[Info-vax] Ken Coar's OpenVMS Lock utility sources are available on Sourceforge.

Stephen Hoffman seaohveh at hoffmanlabs.invalid
Sat Nov 7 11:11:23 EST 2020


On 2020-11-06 23:12:17 +0000, Jon Pinkley said:

> I am showing my ignorance here, but how do you implement the equivalent 
> of waiting for a lock with a lock file (queuing a lock request, $ENQ)?  
> I can understand how the equivalent of lock/nowait/mode=exclusive could 
> be done with a lock file, but waiting?  It seems to me that would 
> involve polling.

Yeah, "polling is bad".  We're also operating on GHz-class processors.  
The performance concerns for checking something in a loop once a 
~second are negligible. Particularly if the DCL loop code is both 
simple and is never going to fast-loop. Premature optimization, etc. 
Put differently, I poll. It's simple, undemanding, with very low 
overhead at even an "aggressive" one-second polling loop, the resulting 
code is clear and easy to maintain and self-contained, and it works.

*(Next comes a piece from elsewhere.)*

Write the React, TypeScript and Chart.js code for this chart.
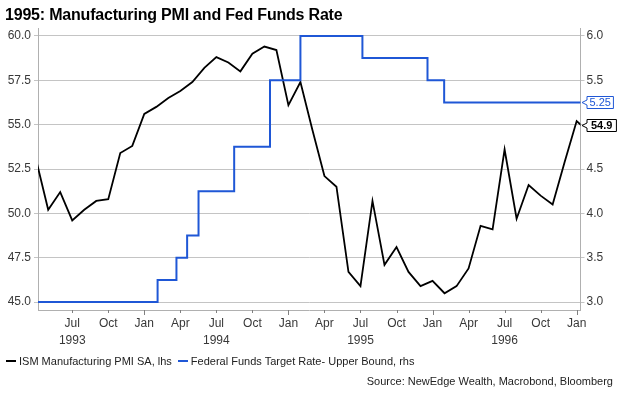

If I were polling more frequently or needed higher performance or 
faster responsiveness to changes, well, I probably also wouldn't be 
using DCL either.

As for alternatives, I've seen and have used both coordinated access 
with an indexed file (with records for tasks and PIDs and times) and 
that with polling from DCL to implement a "job scheduler", and have 
implemented a DECnet-based "job scheduler" from DCL.

As for what apps can do with files and what happens with source code 
that gets ported around, C offers file locking via fcntl et al.  On 
OpenVMS, that C locking support uses DLM.

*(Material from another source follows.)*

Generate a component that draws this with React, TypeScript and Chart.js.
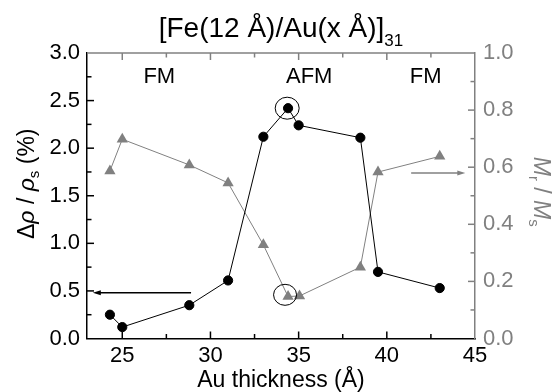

And some other shells can have some locking analog, such as flock: 
https://linux.die.net/man/1/flock

I've seen and/or used scheduling tools such as Xgrid and distcc and 
ZooKeeper used for this on other platforms (and CMake and Ninja have 
capabilities here too), as well as job schedulers on OpenVMS including 
DECscheduler.

I'm skeptical of the value of incremental modifications to DCL given 
its oft-discussed limitations and issues. For various reasons. I would 
like prefer asynchronous capabilities in whatever might be the DCL 
upgrade path. Or in whatever might supplement DCL for scripting, if 
Python or Lua or some other scripting language might eventually ship in 
the base OS. DCL just doesn't do quadword math, or asynchronous I/O, or 
try-catch-punt error handling (yes, I know about ON and SET), or TLS, 
or a job scheduler, or... all that well. And I'd doubt that VSI would 
benefit from a DCL2 replacement or whatever as compared with the return 
on that investment. And that's ignoring what would traditionally then 
be a slow and messy and not-seamless migration from DCL to 
DCL2/zsh/whatever. Supplementing DCL with some other scripting tooling 
avoids most of that, without having to create a wholly new DCL-flavored 
domain-specific language and tooling. But then how quickly OpenVMS 
folks would adopt Python or Lua or whatever is itself an open question. 
So here we are...

Various of these smaller feature-related discussions are symptoms of 
larger missing features. This is one.